Costa's first feature documentary, Bangla Surf Girls, was filmed over three years in Cox's Bazar, Bangladesh. It follows three teenage girls who join a local surf club and dream of freedom from traditional expectations and early marriage. The film had its world premiere at the Hot Docs Canadian International Documentary Festival in 2021. It was selected for the Chicken & Egg 2017 Accelerator Lab and pitched at the Deal Makers forum at Hot Docs 2017. Costa participated in the Film Independent Documentary Lab in 2020, sponsored by Global Media Makers and the U.S. Department of State. She also attended the IDFA Academy in 2017.
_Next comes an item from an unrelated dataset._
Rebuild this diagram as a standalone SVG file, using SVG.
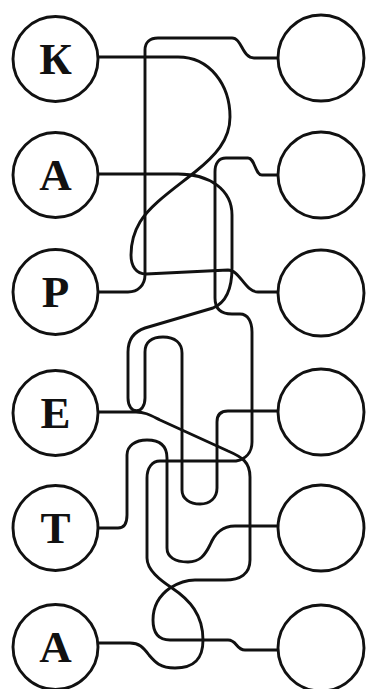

In 2024, Costa co-directed the short documentary 35th July – Bangladesh's Deadly Protest for Al Jazeera's Witness program. The film follows photojournalist Jibon Ahmed as he documents the student-led protests in Bangladesh on 4 August 2024.

Costa has also conducted workshops for women filmmakers. In 2025, she co-led a four-day non-fiction storytelling workshop for Bangladeshi women filmmakers organised by Dhaka DocLab.

== Filmography ==

=== Documentary films ===

- Bangla Surf Girls (2021) – director, producer, cinematographer
- 35th July – Bangladesh's Deadly Protest (2024) – co-director (with Adil Sakhawat and Tareq Ahmed)

- Bangladeshi Truth Seekers (2026) - Director

=== Producer ===

- Bangla Surf Girls (2021) – producer

== Festival participation ==

=== Premieres ===

- Bangla Surf Girls – World Premiere at Hot Docs Canadian International Documentary Festival (2021)

=== Official selections ===

- Bangla Surf Girls – Human Rights Watch Film Festival (2022)
- Bangla Surf Girls – 3rd i San Francisco International South Asian Film Festival
- Bangla Surf Girls – newportFILM (2021)
- Bangla Surf Girls – ACT Human Rights Film Festival
- Bangla Surf Girls – Internationales Frauen Film Fest
- 35th July – Bangladesh's Deadly Protest – Bangladesh International Short and Independent Film Festival (BISIFF) (2025)

== Awards and nominations ==
Bangla Surf Girls has received the following awards:

- Best Documentary – Coronado Island Film Festival (2021)
- Fearless Filmmaker Award – Coronado Island Film Festival (2021)
- Audience Award – What If? Women In Film Festival (2021)
- Best Film – Vancouver Asian Film Festival (2021)
- Best Director – Vancouver Asian Film Festival (2021)
- Best Feature Documentary – Bushwick Film Festival (2021)
- Best Surf Documentary – Paris Surf & Skateboard Film Festival (2021)
- Women in Surf Award – Portuguese Film Festival (2021)
- Best Feature – Oakville Festival of the Arts (2021)
- Accolade Award – Accolade Global Film Competition (2021)
- Runner-up, Best International Director – Oakville Film Festival
- Winner, Best Canadian Film – Oakville Film Festival

== Other activities ==
Costa has served as a workshop conductor for non-fiction storytelling workshops for women filmmakers in Bangladesh. She has also participated in panel discussions and Q&A sessions following screenings of her films.

From 2016 to 2017, Costa worked as a communications advisor for the United Nations Development Programme (UNDP) in Bangladesh.